The following column was published in the Hugo Citizen and White Bear Press on Tuesday, August 20:
I’ve advocated for victims/survivors of sexual assault and gender-based violence for many years. I’ve worked with college-aged victims, helped get sexual assault response teams off the ground, and served on the Minnesota Coalition Against Sexual Assault’s Public Policy Committee. Now, as a legislator, I’m fighting for structural changes that help survivors get justice, protect children, and prevent these crimes from happening in the first place.
Closing legal loopholes that make it difficult for survivors to access justice is a top priority for me and many of my colleagues. One of the more abominable policies that we repealed this year was the marital rape exception, a law that shielded rapists from prosecution if they were married to their victim. We also eliminated an exception that permitted touching someone’s buttocks without consent. There are still loopholes and inconsistencies, so we established a working group to review Minnesota’s criminal sexual conduct statutes and recommend changes.
Other laws that we passed protect children and hold those who abuse them accountable. I introduced one of them, a law that establishes a 120 day look-back period for determining if an offender was in a position of authority. Previously, adults were only regarded as authority figures if they were directly responsible for the minor when the crime occurred. That meant that teachers and coaches weren’t considered authority figures if they were no longer teaching or coaching that student or if they assaulted the student over the summer. Another new law clarifies that sexual penetration isn’t required for a first degree criminal sexual conduct conviction if the victim is under the age of 13.
We took action to address the causes of gender-based crimes and prevent them from occurring in the first place. The newly established Domestic Violence and Sexual Assault Prevention Program takes a public health approach to these issues and provides grants to community-driven initiatives. New requirements for colleges and universities were established to protect students, who experience sexual assault and violence at disproportionate rates. Colleges must now include affirmative consent in their policies and incorporate it in student training programs.
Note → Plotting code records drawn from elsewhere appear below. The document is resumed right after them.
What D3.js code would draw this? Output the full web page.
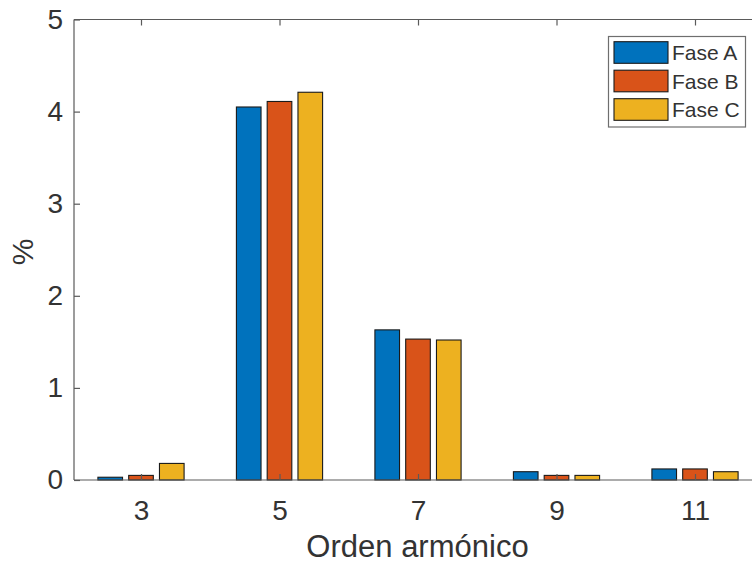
<!DOCTYPE html>
<html>
<head>
<meta charset="utf-8">
<script src="https://cdn.jsdelivr.net/npm/d3@7"></script>
<style>
  html, body { margin: 0; padding: 0; background: #ffffff; }
  svg { display: block; }
  text { font-family: "Liberation Sans", Arial, Helvetica, sans-serif; fill: #333333; }
</style>
</head>
<body>
<svg id="chart" width="752" height="563"></svg>
<script>
// ---- data ----
const categories = [3, 5, 7, 9, 11];
const seriesNames = ["Fase A", "Fase B", "Fase C"];
const faseA = [0.03, 4.05, 1.63, 0.09, 0.12];
const faseB = [0.05, 4.11, 1.53, 0.05, 0.12];
const faseC = [0.18, 4.21, 1.52, 0.05, 0.09];
const yTickValues = [0, 1, 2, 3, 4, 5];
const xLabel = "Orden armónico";
const yLabel = "%";

const colors = ["#0072BD", "#D95319", "#EDB120"];
const seriesValues = [faseA, faseB, faseC];

// ---- layout ----
const svg = d3.select("#chart");
const pLeft = 74, pRight = 766, pTop = 19.5, pBottom = 480;
const x = d3.scaleLinear().domain([3, 11]).range([141, 695]);
const y = d3.scaleLinear().domain([0, 5]).range([pBottom, pTop]);

const slot = 2 * Math.min(0.8, 3 / (3 + 1.5)) / 3; // MATLAB grouped bar slot
const barW = 0.8 * slot;
const axisColor = "#5a5a5a";
const tickLen = 6;

// ---- bars ----
const barsG = svg.append("g");
seriesValues.forEach((vals, si) => {
  barsG.selectAll(null)
    .data(categories.map((c, i) => ({ c, v: vals[i] })))
    .enter().append("rect")
    .attr("x", d => x(d.c + (si - 1) * slot - barW / 2))
    .attr("width", d => x(d.c + barW / 2) - x(d.c - barW / 2))
    .attr("y", d => y(d.v))
    .attr("height", d => y(0) - y(d.v))
    .attr("fill", colors[si])
    .attr("stroke", "#1a1a1a")
    .attr("stroke-width", 1.1);
});

// ---- axes ----
const xAxisB = d3.axisBottom(x).tickValues(categories).tickSize(-tickLen).tickPadding(20);
const gxb = svg.append("g").attr("transform", `translate(0,${pBottom})`).call(xAxisB);
const xAxisT = d3.axisTop(x).tickValues(categories).tickSize(-tickLen).tickFormat("");
const gxt = svg.append("g").attr("transform", `translate(0,${pTop})`).call(xAxisT);
const yAxis = d3.axisLeft(y).tickValues(yTickValues).tickSize(-tickLen).tickPadding(11).tickFormat(d3.format("d"));
const gy = svg.append("g").attr("transform", `translate(${pLeft},0)`).call(yAxis);

[gxb, gxt, gy].forEach(g => {
  g.select(".domain").attr("stroke", axisColor).attr("stroke-width", 1.2);
  g.selectAll(".tick line").attr("stroke", axisColor).attr("stroke-width", 1.2);
  g.selectAll(".tick text")
    .attr("fill", "#333333")
    .style("font-family", "'Liberation Sans', Arial, sans-serif")
    .style("font-size", "28px");
});
gxb.selectAll(".domain").attr("d", `M${pLeft},0H${pRight}`);
gxt.selectAll(".domain").attr("d", `M${pLeft},0H${pRight}`);
gy.selectAll(".domain").attr("d", `M0,${pBottom}V${pTop}`);
gxb.selectAll(".tick text").attr("dy", "0.71em");

// ---- labels ----
svg.append("text")
  .attr("x", x(7) - 0.5)
  .attr("y", 557)
  .attr("text-anchor", "middle")
  .style("font-size", "31px")
  .text(xLabel);

svg.append("text")
  .attr("transform", `translate(33,252) rotate(-90)`)
  .attr("text-anchor", "middle")
  .style("font-size", "30px")
  .text(yLabel);

// ---- legend ----
const lg = svg.append("g");
lg.append("rect")
  .attr("x", 608.5).attr("y", 36.5)
  .attr("width", 137).attr("height", 90.5)
  .attr("fill", "#ffffff").attr("stroke", "#6e6e6e").attr("stroke-width", 1.2);
const rowY = d3.scalePoint().domain(seriesNames).range([52.5, 109.5]);
seriesNames.forEach((name, i) => {
  lg.append("rect")
    .attr("x", 614).attr("y", rowY(name) - 10.8)
    .attr("width", 54).attr("height", 21.6)
    .attr("fill", colors[i]).attr("stroke", "#1a1a1a").attr("stroke-width", 1.1);
  lg.append("text")
    .attr("x", 672).attr("y", rowY(name))
    .attr("dy", "0.36em")
    .style("font-size", "21px")
    .text(name);
});
</script>
</body>
</html>
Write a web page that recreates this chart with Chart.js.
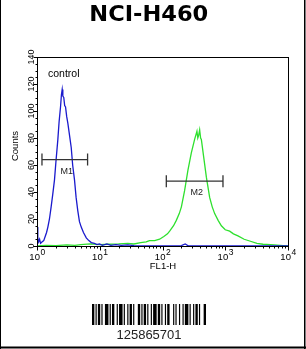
<!DOCTYPE html>
<html>
<head>
<meta charset="utf-8">
<script src="https://cdn.jsdelivr.net/npm/chart.js@4.4.0/dist/chart.umd.min.js"></script>
<style>
  html, body { margin: 0; padding: 0; background: #fff; }
  #wrap { position: relative; width: 306px; height: 349px; }
</style>
</head>
<body>
<div id="wrap"><canvas id="chart" width="306" height="349"></canvas></div>
<script>
// ---- data ----
const controlX = [1.0, 1.03, 1.06, 1.1, 1.14, 1.2, 1.28, 1.35, 1.42, 1.49, 1.58, 1.68, 1.78, 1.9, 2.0, 2.15, 2.25, 2.37, 2.45, 2.52,
  2.58, 2.67, 2.76, 2.85, 2.97, 3.1, 3.3, 3.51, 3.7, 3.96, 4.2, 4.47, 4.75, 5.07, 5.5, 6.1, 6.7, 7.33, 8.2, 9.0,
  9.9, 11, 13, 15, 18, 22, 28, 35, 50, 100, 200, 230, 260, 1000, 10000];
const controlY = [14, 6, 3, 5, 2, 3, 4, 7, 10, 14, 20, 29, 38, 49, 62, 79, 92, 103, 112, 116,
  111, 110, 104, 103, 96, 91, 82, 73, 60, 49, 36, 26, 18, 14, 10, 6, 4, 2.5, 2, 1,
  1.5, 0.5, 1.5, 0.5, 1, 0.5, 0.8, 0.3, 0, 0, 0.3, 1.5, 0, 0, 0];

const sampleX = [1.0, 1.4, 2, 3, 4, 5, 7, 10, 14, 20, 28, 35, 45, 55, 62, 75, 90, 105, 120, 130,
  150, 166, 185, 200, 225, 254, 288, 325, 354, 365, 377, 391, 405, 416, 453, 500, 564, 620, 678, 770,
  867, 1000, 1175, 1350, 1595, 2000, 2450, 3200, 4000, 6000, 8320, 10000];
const sampleY = [0, 0.5, 0.3, 0.8, 0.5, 1, 1.5, 1, 1.3, 1.5, 2, 1.5, 2.5, 3, 4, 4, 5, 7, 9, 11,
  15, 19, 24, 29, 41, 56, 69, 79, 85, 80, 82, 86, 80, 79, 66, 51, 36, 29, 24, 19,
  15, 12, 11, 9, 7.5, 5, 3.7, 2, 1.3, 0.8, 0.3, 0];

const yTicks = [0, 20, 40, 60, 80, 100, 120, 140];
const xDecades = [1, 10, 100, 1000, 10000];
const xExponents = ['0', '1', '2', '3', '4'];

const markerLabels = ['M1', 'M2'];
const markerFrom = [1.2, 115];
const markerTo = [6.4, 920];
const markerLevel = [64, 48];

const barcodeText = '125865701';
const barcodeWidths = [2,1,1,1,2,1,1,2,3,1,1,1,2,2,1,1,3,1,1,2,1,1,2,1,1,3,2,1,1,1,
  2,1,1,2,1,1,3,1,2,1,1,2,1,1,2,3,1,1,1,2,1,2,1,1,3,1,1,2,1,1,2,1,1,3,2];

const FONT = '"Liberation Sans", Arial, sans-serif';

function pairs(xs, ys) {
  return xs.map(function (x, i) { return { x: x, y: ys[i] }; });
}

const decor = {
  id: 'decor',
  afterDatasetsDraw: function (chart) {
    const ctx = chart.ctx;
    const area = chart.chartArea;
    const xs = chart.scales.x;
    const ys = chart.scales.y;
    ctx.save();

    // outer frame
    ctx.fillStyle = '#000';
    ctx.fillRect(0, 0, 1, 349);
    ctx.fillRect(304, 0, 1.5, 349);
    ctx.fillRect(0, 346.5, 306, 2);

    // plot box
    ctx.strokeStyle = '#000';
    ctx.lineWidth = 1;
    ctx.strokeRect(area.left + 0.5, area.top + 0.5, area.right - area.left, area.bottom - area.top);

    // y ticks
    ctx.beginPath();
    for (let v = 0; v <= 140; v += 5) {
      const py = Math.round(ys.getPixelForValue(v)) + 0.5;
      const len = v % 20 === 0 ? 4 : 2;
      ctx.moveTo(area.left + 0.5, py);
      ctx.lineTo(area.left + 0.5 - len, py);
    }
    // x ticks
    for (let d = 0; d < xDecades.length; d++) {
      for (let k = 1; k <= 9; k++) {
        const v = xDecades[d] * k;
        if (v > 10000) break;
        const px = Math.round(xs.getPixelForValue(v)) + 0.5;
        const len = k === 1 ? 4 : 2;
        ctx.moveTo(px, area.bottom + 0.5);
        ctx.lineTo(px, area.bottom + 0.5 + len);
      }
    }
    ctx.stroke();

    // y tick labels (rotated)
    ctx.fillStyle = '#000';
    ctx.font = '9px ' + FONT;
    ctx.textAlign = 'center';
    ctx.textBaseline = 'alphabetic';
    yTicks.forEach(function (v) {
      const py = ys.getPixelForValue(v);
      ctx.save();
      ctx.translate(33.5, py);
      ctx.rotate(-Math.PI / 2);
      ctx.fillText(String(v), 0, 0);
      ctx.restore();
    });

    // x tick labels with superscript
    xDecades.forEach(function (v, i) {
      const px = xs.getPixelForValue(v);
      ctx.font = '9.5px ' + FONT;
      const wBase = ctx.measureText('10').width;
      ctx.font = '8.5px ' + FONT;
      const wExp = ctx.measureText(xExponents[i]).width;
      const start = px - (wBase + wExp) / 2;
      ctx.textAlign = 'left';
      ctx.font = '9.5px ' + FONT;
      ctx.fillText('10', start, 259.5);
      ctx.font = '8.5px ' + FONT;
      ctx.fillText(xExponents[i], start + wBase + 0.5, 255);
    });

    // axis titles
    ctx.textAlign = 'center';
    ctx.font = '9.5px ' + FONT;
    ctx.fillText('FL1-H', (area.left + area.right) / 2 + 0.5, 269);
    ctx.save();
    ctx.translate(18, 146);
    ctx.rotate(-Math.PI / 2);
    ctx.fillText('Counts', 0, 0);
    ctx.restore();

    // control label
    ctx.textAlign = 'left';
    ctx.font = '10.5px ' + FONT;
    ctx.fillText('control', 48, 77);

    // gate markers
    ctx.strokeStyle = '#333';
    ctx.lineWidth = 1.3;
    markerLabels.forEach(function (lab, i) {
      const x1 = xs.getPixelForValue(markerFrom[i]);
      const x2 = xs.getPixelForValue(markerTo[i]);
      const py = ys.getPixelForValue(markerLevel[i]);
      ctx.beginPath();
      ctx.moveTo(x1, py); ctx.lineTo(x2, py);
      ctx.moveTo(x1, py - 6); ctx.lineTo(x1, py + 6);
      ctx.moveTo(x2, py - 6); ctx.lineTo(x2, py + 6);
      ctx.stroke();
      ctx.fillStyle = '#222';
      ctx.textAlign = 'center';
      ctx.font = '9px ' + FONT;
      ctx.fillText(lab, (x1 + x2) / 2 + 2, py + 14);
    });

    // title, stretched to the reference width
    ctx.fillStyle = '#000';
    ctx.font = 'bold 21px "DejaVu Sans", ' + FONT;
    ctx.textAlign = 'center';
    const tw = ctx.measureText('NCI-H460').width;
    ctx.save();
    ctx.translate(148.8, 20.5);
    ctx.scale(119 / tw, 1);
    ctx.fillText('NCI-H460', 0, 0);
    ctx.restore();

    // barcode
    let total = 0;
    barcodeWidths.forEach(function (w) { total += w; });
    const bx0 = 92, bw = 114, sc = bw / total;
    let bx = bx0;
    barcodeWidths.forEach(function (w, i) {
      if (i % 2 === 0) ctx.fillRect(bx, 304, w * sc, 21);
      bx += w * sc;
    });
    ctx.font = '13px ' + FONT;
    ctx.fillStyle = '#222';
    ctx.fillText(barcodeText, 149, 339);

    ctx.restore();
  }
};

new Chart(document.getElementById('chart'), {
  type: 'line',
  data: {
    datasets: [
      {
        label: 'control',
        data: pairs(controlX, controlY),
        borderColor: '#1a1acd',
        borderWidth: 1.3,
        pointRadius: 0,
        tension: 0,
        fill: false
      },
      {
        label: 'NCI-H460',
        data: pairs(sampleX, sampleY),
        borderColor: '#2ee02e',
        borderWidth: 1.3,
        pointRadius: 0,
        tension: 0,
        fill: false
      }
    ]
  },
  options: {
    responsive: false,
    animation: false,
    devicePixelRatio: 1,
    layout: { padding: { left: 37, top: 57, right: 18, bottom: 103 } },
    scales: {
      x: { type: 'logarithmic', min: 1, max: 10000, display: false },
      y: { type: 'linear', min: 0, max: 140, display: false }
    },
    plugins: {
      legend: { display: false },
      tooltip: { enabled: false },
      title: { display: false }
    }
  },
  plugins: [decor]
});
</script>
</body>
</html>
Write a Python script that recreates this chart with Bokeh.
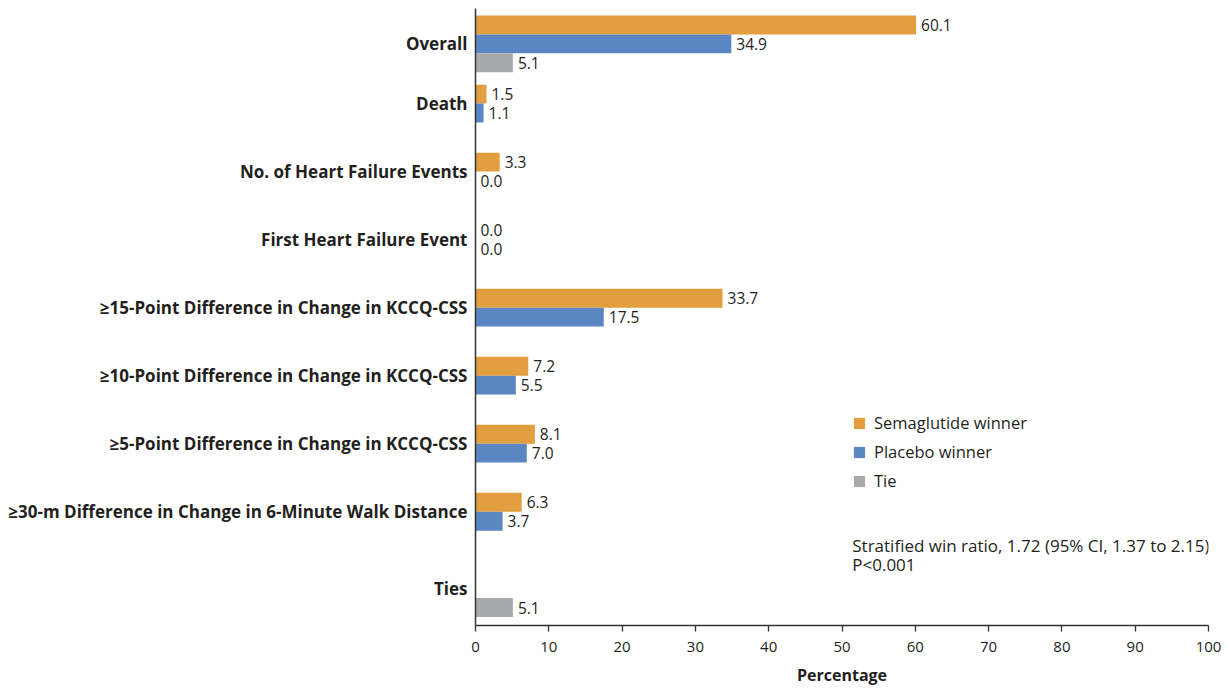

While we made significant progress this year, there’s more work to be done to ensure that all Minnesotans are safe in their homes, workplaces, and communities. Next year, I hope to reform our state’s sexual harassment law. For many years, courts have used an unreasonable “severe or pervasive” standard in these cases. This high threshold often serves as a barrier to holding perpetrators and workplaces accountable.
I’m pleased that we secured affirmative consent education for college students, but many young people experience sexual assault before they set foot on a college campus. Students should receive age-appropriate instruction on respecting boundaries and forming healthy relationships throughout their K-12 education.
Many survivors, particularly those who are young when they’re assaulted, experience significant trauma after an assault and need time to process it. Sometimes the statute of limitations expires before they’re ready to come forward. That’s why I support eliminating the statute of limitations for criminal sexual conduct.
I’m also in favor of allowing legal termination of parental rights in cases where one parent is found to have conceived the child through rape or incest. No one should have to parent with someone who assaulted them.
I recently attended the groundbreaking for the first public memorial to honor survivors of sexual violence in the country. As I watched the ceremony, I thought about the survivors who’ve shared their stories with me over the years. Many of the laws that passed this year were inspired by Minnesotans who experienced sexual violence and didn’t get the justice they deserved. I’m so grateful to the individuals who’ve courageously advocated to change the system so others would not have to experience what they did. It’s an honor to fight alongside each and every one of them.